[Entries with chart source code]

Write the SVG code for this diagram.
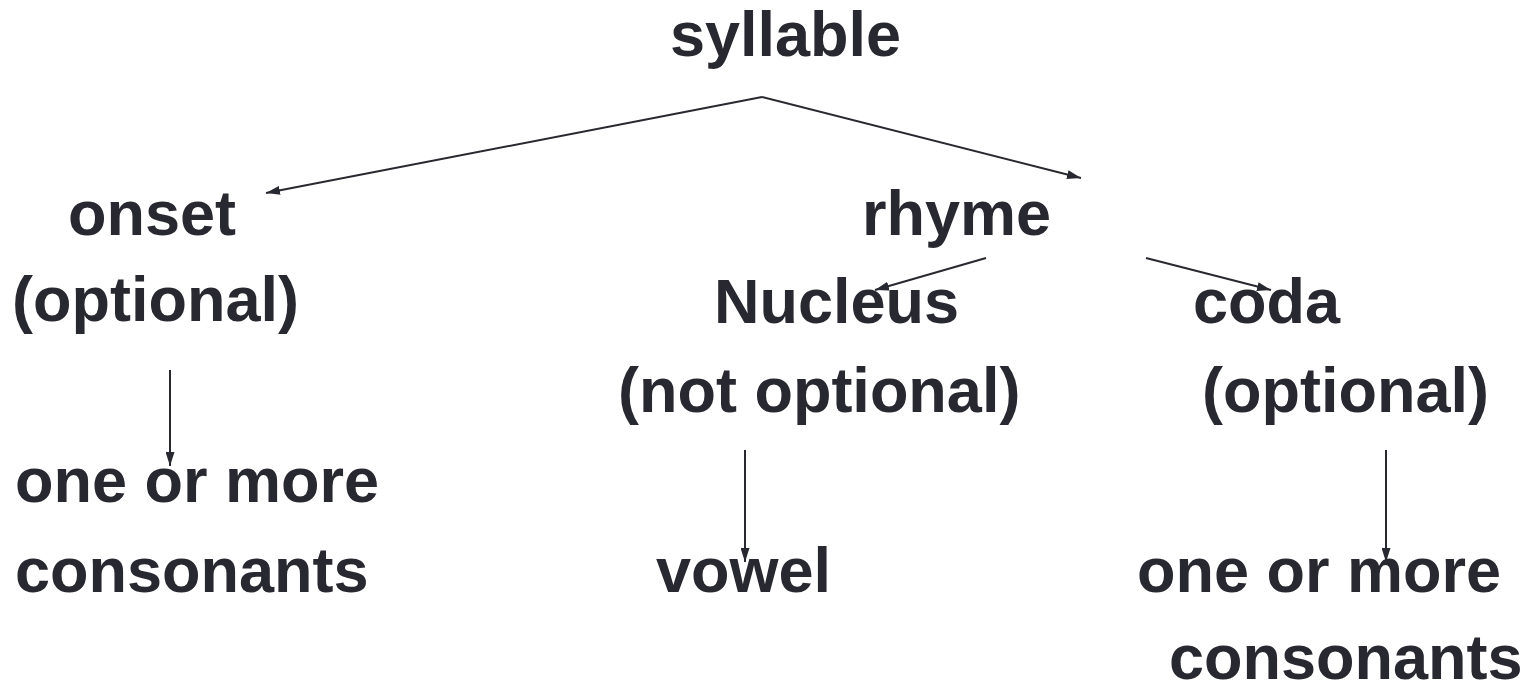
<svg xmlns="http://www.w3.org/2000/svg" width="1529" height="687" viewBox="0 0 1529 687">
<defs>
<style>
text{font-family:"Liberation Sans",Arial,sans-serif;font-weight:bold;font-size:63px;fill:#282830}
.c line{stroke:#282830;stroke-width:2;fill:none;marker-end:url(#ah)}
</style>
<marker id="ah" viewBox="0 0 14 9" refX="14" refY="4.5" markerWidth="14" markerHeight="9" markerUnits="userSpaceOnUse" orient="auto">
<path d="M0,0 L14,4.5 L0,9 Z" fill="#282830"/>
</marker>
</defs>
<rect width="1529" height="687" fill="#fff"/>
<g id="syllable"><text x="670" y="56">syllable</text></g>
<g id="onset"><text x="68" y="235">onset</text><text x="12" y="321">(optional)</text></g>
<g id="rhyme"><text x="862" y="235">rhyme</text></g>
<g id="nucleus"><text x="714" y="323">Nucleus</text><text x="618" y="412">(not optional)</text></g>
<g id="coda"><text x="1193" y="323">coda</text><text x="1202" y="412">(optional)</text></g>
<g id="onset-consonants"><text x="15" y="502">one or more</text><text x="15" y="592">consonants</text></g>
<g id="vowel"><text x="656" y="592">vowel</text></g>
<g id="coda-consonants"><text x="1137" y="592">one or more</text><text x="1169" y="679">consonants</text></g>
<g class="c" id="connectors">
<line x1="762" y1="97" x2="266" y2="193"/>
<line x1="762" y1="97" x2="1081" y2="178"/>
<line x1="986" y1="258" x2="875" y2="290"/>
<line x1="1146" y1="258" x2="1271" y2="290"/>
<line x1="170" y1="370" x2="170" y2="466"/>
<line x1="745" y1="450" x2="745" y2="562"/>
<line x1="1386" y1="450" x2="1386" y2="562"/>
</g>
</svg>
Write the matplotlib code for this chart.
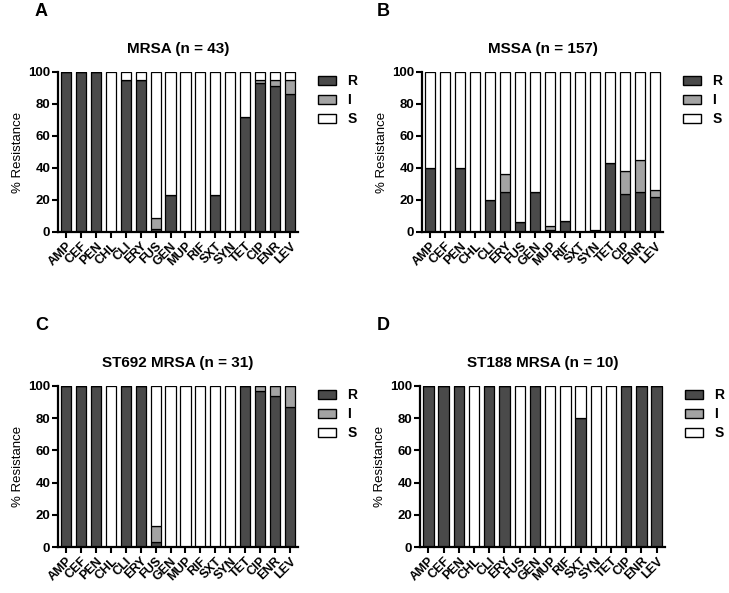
import matplotlib
matplotlib.use("Agg")
import matplotlib.pyplot as plt
from matplotlib.patches import Patch
import numpy as np

plt.rcParams['font.family'] = ['Liberation Sans', 'DejaVu Sans']
plt.rcParams['font.weight'] = 'bold'

drugs = ["AMP", "CEF", "PEN", "CHL", "CLI", "ERY", "FUS", "GEN", "MUP", "RIF",
         "SXT", "SYN", "TET", "CIP", "ENR", "LEV"]

mrsa_R = [100, 100, 100, 0, 95, 95, 2, 23, 0, 0, 23, 0, 72, 93, 91, 86]
mrsa_I = [0, 0, 0, 0, 0, 0, 7, 0, 0, 0, 0, 0, 0, 2, 4, 9]

mssa_R = [40, 0, 40, 0, 20, 25, 6, 25, 1, 7, 0, 1, 43, 24, 25, 22]
mssa_I = [0, 0, 0, 0, 0, 11, 0, 0, 3, 0, 0, 0, 0, 14, 20, 4]

st692_R = [100, 100, 100, 0, 100, 100, 3, 0, 0, 0, 0, 0, 100, 97, 94, 87]
st692_I = [0, 0, 0, 0, 0, 0, 10, 0, 0, 0, 0, 0, 0, 3, 6, 13]

st188_R = [100, 100, 100, 0, 100, 100, 0, 100, 0, 0, 80, 0, 0, 100, 100, 100]
st188_I = [0] * 16

W, H = 729.0, 593.0
panels = [
    ("A", "MRSA (n = 43)", mrsa_R, mrsa_I, [58 / W, 1 - 232 / H, 240 / W, 160 / H], 35),
    ("B", "MSSA (n = 157)", mssa_R, mssa_I, [422 / W, 1 - 232 / H, 241 / W, 160 / H], 377),
    ("C", "ST692 MRSA (n = 31)", st692_R, st692_I, [58 / W, 1 - 547 / H, 240 / W, 161 / H], 35),
    ("D", "ST188 MRSA (n = 10)", st188_R, st188_I, [420 / W, 1 - 547 / H, 245 / W, 161 / H], 377),
]

col_R = "#4a4a4a"
col_I = "#a3a3a3"
col_S = "#ffffff"

fig = plt.figure(figsize=(7.29, 5.93), dpi=100)

for letter, title, R, I, pos, lx in panels:
    ax = fig.add_axes(pos)
    R = np.array(R, dtype=float)
    I = np.array(I, dtype=float)
    S = 100 - R - I
    x = np.arange(len(drugs))
    w = 0.68
    ax.bar(x, R, w, color=col_R, edgecolor="black", linewidth=0.9, zorder=2)
    ax.bar(x, I, w, bottom=R, color=col_I, edgecolor="black", linewidth=0.9, zorder=2)
    ax.bar(x, S, w, bottom=R + I, color=col_S, edgecolor="black", linewidth=0.9, zorder=2)
    ax.set_xlim(-0.55, len(drugs) - 0.45)
    ax.set_ylim(0, 100)
    ax.set_yticks([0, 20, 40, 60, 80, 100])
    ax.set_xticks(x)
    ax.set_xticklabels(drugs, rotation=45, ha="right", rotation_mode="anchor",
                       fontsize=9, fontweight="bold")
    ax.tick_params(axis="y", labelsize=9.5, width=1.5, length=4, pad=1.5)
    ax.tick_params(axis="x", width=1.5, length=4, pad=2)
    for lab in ax.get_yticklabels():
        lab.set_fontweight("bold")
    ax.spines["top"].set_visible(False)
    ax.spines["right"].set_visible(False)
    ax.spines["left"].set_linewidth(1.6)
    ax.spines["bottom"].set_linewidth(1.6)
    ax.set_ylabel("% Resistance", fontsize=9.5, fontweight="normal", labelpad=3)
    ax.set_title(title, fontsize=11, fontweight="bold", pad=14)
    handles = [Patch(facecolor=col_R, edgecolor="black", linewidth=1.0, label="R"),
               Patch(facecolor=col_I, edgecolor="black", linewidth=1.0, label="I"),
               Patch(facecolor=col_S, edgecolor="black", linewidth=1.0, label="S")]
    ax.legend(handles=handles, loc="upper left", bbox_to_anchor=(1.06, 1.02),
              frameon=False, fontsize=10, handlelength=1.3, handleheight=0.6,
              labelspacing=0.35, handletextpad=0.8, borderaxespad=0)
    fig.text(lx / W, pos[1] + pos[3] + 69 / H, letter, fontsize=13,
             fontweight="bold", ha="left", va="top")

fig.savefig("out.png", dpi=100)
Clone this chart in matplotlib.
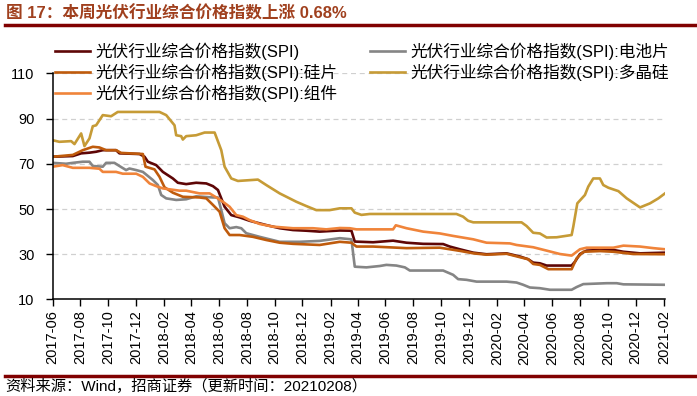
import numpy as np
import pandas as pd
import matplotlib
matplotlib.use('Agg')
from matplotlib import pyplot as plt
import matplotlib.dates as mdates
from matplotlib.lines import Line2D

plt.rcParams['font.family'] = ['Liberation Sans', 'Noto Sans CJK SC', 'DejaVu Sans']

# time axis: months since 2017-06-01
START = '2017-06-01'

t_spi = [0, 1.45, 2.05, 2.65, 3.13, 3.61, 4.57, 4.81, 6.26, 6.62,
         6.86, 7.46, 7.94, 8.66, 9.02, 9.62, 10.34, 11.07, 11.55, 11.91,
         12.15, 12.39, 12.87, 13.47, 14.19, 15.39, 16.36, 17.32, 18.28, 19.24,
         20.69, 21.53, 21.77, 23.09, 24.53, 25.50, 26.70, 28.14, 28.62, 29.34,
         30.31, 31.27, 32.71, 33.67, 34.27, 34.63, 35.11, 35.60, 36.32, 37.40,
         37.64, 38.00, 38.48, 39.44, 40.41, 41.13, 42.33, 44.13]
v_spi = [73.1, 73.4, 74.6, 74.9, 75.3, 76.0, 76.0, 74.6, 74.3, 73.1,
         70.9, 69.4, 66.4, 63.5, 61.6, 61.0, 61.6, 61.3, 60.1, 58.4,
         54.7, 51.0, 47.3, 46.3, 44.8, 42.9, 41.5, 40.7, 40.4, 40.0,
         40.5, 40.4, 35.6, 35.3, 36.0, 35.1, 34.6, 34.5, 33.4, 32.2,
         30.7, 30.0, 30.4, 29.0, 27.8, 26.3, 26.0, 25.0, 25.0, 25.0,
         26.7, 30.1, 31.6, 31.9, 31.9, 31.1, 30.4, 30.7]

t_cell = [0, 0.96, 1.45, 2.17, 2.65, 2.89, 3.61, 3.85, 4.45, 4.81,
          5.29, 5.53, 6.02, 6.50, 7.22, 7.58, 7.82, 8.18, 8.90, 9.62,
          10.34, 11.55, 11.91, 12.15, 12.39, 12.75, 13.23, 13.59, 13.95, 14.91,
          16.36, 17.80, 19.24, 20.69, 21.53, 21.77, 22.61, 23.57, 24.05, 24.77,
          25.38, 25.74, 26.70, 28.14, 28.86, 29.22, 29.82, 30.55, 32.71, 33.43,
          33.91, 34.39, 35.11, 35.84, 37.40, 37.76, 38.24, 39.93, 40.65, 41.13,
          44.13]
v_cell = [70.4, 70.0, 70.4, 70.9, 70.9, 69.0, 68.7, 70.4, 70.4, 69.0,
          67.2, 67.9, 67.2, 66.4, 62.8, 60.6, 56.2, 54.7, 54.0, 54.3,
          55.6, 55.1, 55.1, 49.5, 43.7, 41.5, 42.0, 41.5, 39.3, 37.7,
          35.5, 35.5, 35.9, 37.1, 36.6, 24.5, 24.2, 24.8, 25.3, 25.0,
          24.2, 22.8, 22.8, 22.8, 20.9, 19.0, 18.7, 17.9, 17.9, 17.5,
          16.5, 15.3, 15.0, 14.3, 14.3, 15.5, 16.8, 17.2, 17.2, 16.7,
          16.5]

t_wafer = [0, 1.45, 2.17, 2.89, 3.37, 3.85, 4.57, 4.93, 6.50, 6.69,
           7.34, 7.70, 8.06, 8.66, 9.38, 10.58, 11.07, 11.55, 12.03, 12.39,
           12.75, 13.47, 14.43, 15.39, 16.36, 17.32, 19.24, 19.96, 20.69, 21.53,
           21.89, 23.09, 25.50, 27.90, 28.62, 29.34, 30.31, 31.27, 32.71, 33.67,
           34.27, 34.63, 35.11, 35.72, 37.40, 37.76, 38.24, 39.44, 40.41, 41.85,
           44.13]
v_wafer = [73.1, 73.9, 76.0, 77.5, 77.2, 76.0, 76.0, 74.8, 74.3, 68.7,
           67.5, 64.2, 59.6, 57.2, 55.4, 55.1, 54.7, 51.8, 48.8, 41.5,
           38.5, 38.5, 37.7, 36.3, 35.1, 34.6, 34.1, 34.8, 35.5, 35.1,
           33.4, 33.4, 32.7, 32.9, 32.2, 31.5, 30.4, 29.8, 30.2, 28.7,
           27.8, 25.7, 25.3, 23.4, 23.4, 28.2, 31.1, 31.4, 31.1, 30.1,
           30.0]

t_poly = [0, 0.48, 1.33, 1.57, 2.05, 2.29, 2.65, 2.89, 3.13, 3.61,
          4.21, 4.69, 7.70, 8.18, 8.78, 8.90, 9.26, 9.38, 9.62, 10.34,
          10.95, 11.67, 12.15, 12.39, 12.87, 13.35, 14.79, 15.39, 16.36, 17.56,
          18.28, 19.00, 19.96, 20.69, 21.53, 21.77, 22.25, 22.85, 29.10, 29.58,
          29.94, 30.31, 33.79, 34.15, 34.63, 35.11, 35.60, 36.32, 37.40, 37.52,
          37.81, 38.36, 38.60, 38.96, 39.44, 39.68, 40.05, 40.77, 41.37, 42.33,
          43.05, 43.65, 44.13]
v_poly = [80.4, 79.7, 80.0, 78.7, 83.4, 77.8, 81.2, 86.6, 87.0, 91.5,
          91.0, 92.9, 92.9, 91.5, 87.0, 82.6, 82.2, 80.7, 82.2, 82.6,
          83.8, 83.8, 76.0, 68.7, 63.5, 62.4, 63.0, 60.6, 56.9, 53.2,
          51.3, 49.5, 49.5, 50.3, 50.3, 48.4, 47.4, 47.8, 47.8, 46.6,
          44.8, 44.1, 44.1, 42.5, 39.5, 39.2, 37.4, 37.5, 38.5, 42.2,
          52.5, 56.2, 59.9, 63.5, 63.5, 60.6, 59.4, 57.9, 54.7, 50.7,
          52.5, 54.7, 56.9]

t_module = [0, 0.72, 1.45, 2.65, 3.37, 3.61, 4.57, 5.05, 6.02, 6.50,
            6.98, 7.46, 7.94, 9.14, 9.62, 10.58, 11.31, 11.79, 12.27, 12.75,
            13.23, 13.71, 14.19, 14.91, 15.88, 17.32, 18.76, 19.72, 20.69, 21.41,
            21.89, 24.53, 24.73, 25.50, 26.70, 27.90, 28.86, 30.31, 31.27, 32.95,
            33.43, 34.63, 35.60, 36.56, 37.40, 38.00, 38.48, 40.41, 41.13, 42.33,
            43.29, 44.13]
v_module = [68.7, 69.4, 68.2, 68.2, 67.8, 66.4, 66.4, 65.6, 65.6, 64.2,
            61.3, 60.1, 59.1, 58.1, 58.1, 56.9, 56.9, 55.1, 53.2, 51.0,
            47.3, 46.6, 45.1, 43.4, 42.2, 41.5, 41.5, 41.0, 41.6, 41.5,
            41.0, 41.0, 42.8, 41.5, 40.0, 39.2, 38.1, 36.6, 35.1, 34.8,
            34.1, 33.1, 31.6, 30.1, 29.4, 32.2, 32.9, 32.9, 33.8, 33.4,
            32.7, 32.2]

labels = ['光伏行业综合价格指数(SPI)',
          '光伏行业综合价格指数(SPI):电池片',
          '光伏行业综合价格指数(SPI):硅片',
          '光伏行业综合价格指数(SPI):多晶硅',
          '光伏行业综合价格指数(SPI):组件']
colors = ['#5E0606', '#858585', '#BF5B0C', '#C69B36', '#F0843A']
y_ticks = [10, 30, 50, 70, 90, 110]


def to_dates(t):
    return pd.Timestamp(START) + pd.to_timedelta(np.array(t) * 30.44, unit='D')


series = [(t_spi, v_spi), (t_cell, v_cell), (t_wafer, v_wafer),
          (t_poly, v_poly), (t_module, v_module)]

fig = plt.figure(figsize=(6.97, 3.96), dpi=100)
ax = fig.add_axes([0.0756, 0.2437, 0.8785, 0.5713])

handles = []
for (t, v), lab, c in zip(series, labels, colors):
    h, = ax.plot(to_dates(t), v, color=c, lw=1.9, label=lab, solid_joinstyle='round')
    handles.append(h)

ax.set_ylim(10, 110)
ax.set_yticks(y_ticks)
ax.set_xlim(pd.Timestamp(START), to_dates([t_spi[-1]])[0])
ax.xaxis.set_major_locator(mdates.MonthLocator(bymonth=[2, 4, 6, 8, 10, 12]))
ax.xaxis.set_major_formatter(mdates.DateFormatter('%Y-%m'))
for lbl in ax.get_xticklabels():
    lbl.set_rotation(90)

ax.tick_params(axis='both', labelsize=10.5, colors='black', length=5, width=1,
               direction='out')
ax.tick_params(axis='y', pad=8)
ax.tick_params(axis='x', pad=3)
ax.yaxis.grid(True, color='#D0D0D0', linestyle=(0, (4, 3)), lw=0.9)
ax.set_axisbelow(True)
for s in ['top', 'right']:
    ax.spines[s].set_visible(False)
for s in ['left', 'bottom']:
    ax.spines[s].set_linewidth(1.1)

# legend: left column SPI / 硅片 / 组件, right column 电池片 / 多晶硅
order = [0, 2, 4, 1, 3]
leg = fig.legend([handles[i] for i in order], [labels[i] for i in order],
                 ncol=2, loc='upper left', bbox_to_anchor=(0.079, 0.892),
                 frameon=False, fontsize=12, handlelength=2.1,
                 handletextpad=0.3, columnspacing=2.0, labelspacing=0.22,
                 borderpad=0, borderaxespad=0)

# title and source
fig.text(0.008, 0.967, '图 17：本周光伏行业综合价格指数上涨 0.68%', fontsize=12,
         fontweight='bold', color='#A0401E', va='center', ha='left')
fig.add_artist(Line2D([0.007, 1.0], [0.937, 0.937], color='#800000', lw=2.5))
fig.add_artist(Line2D([0.007, 1.0], [0.051, 0.051], color='#800000', lw=2.5))
fig.text(0.008, 0.024, '资料来源：Wind，招商证券（更新时间：20210208）', fontsize=11,
         color='black', va='center', ha='left')

fig.savefig('out.png', dpi=100)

= WHAT YOU WILL DO =
In the records above, find the line with "Write the matplotlib code for this chart." and the line with "st188_I = [0] * 16", then restate word for word only those two lines and all lines between, omitting pictures.

= RESPONSE =
Write the matplotlib code for this chart.
import matplotlib
matplotlib.use("Agg")
import matplotlib.pyplot as plt
from matplotlib.patches import Patch
import numpy as np

plt.rcParams['font.family'] = ['Liberation Sans', 'DejaVu Sans']
plt.rcParams['font.weight'] = 'bold'

drugs = ["AMP", "CEF", "PEN", "CHL", "CLI", "ERY", "FUS", "GEN", "MUP", "RIF",
         "SXT", "SYN", "TET", "CIP", "ENR", "LEV"]

mrsa_R = [100, 100, 100, 0, 95, 95, 2, 23, 0, 0, 23, 0, 72, 93, 91, 86]
mrsa_I = [0, 0, 0, 0, 0, 0, 7, 0, 0, 0, 0, 0, 0, 2, 4, 9]

mssa_R = [40, 0, 40, 0, 20, 25, 6, 25, 1, 7, 0, 1, 43, 24, 25, 22]
mssa_I = [0, 0, 0, 0, 0, 11, 0, 0, 3, 0, 0, 0, 0, 14, 20, 4]

st692_R = [100, 100, 100, 0, 100, 100, 3, 0, 0, 0, 0, 0, 100, 97, 94, 87]
st692_I = [0, 0, 0, 0, 0, 0, 10, 0, 0, 0, 0, 0, 0, 3, 6, 13]

st188_R = [100, 100, 100, 0, 100, 100, 0, 100, 0, 0, 80, 0, 0, 100, 100, 100]
st188_I = [0] * 16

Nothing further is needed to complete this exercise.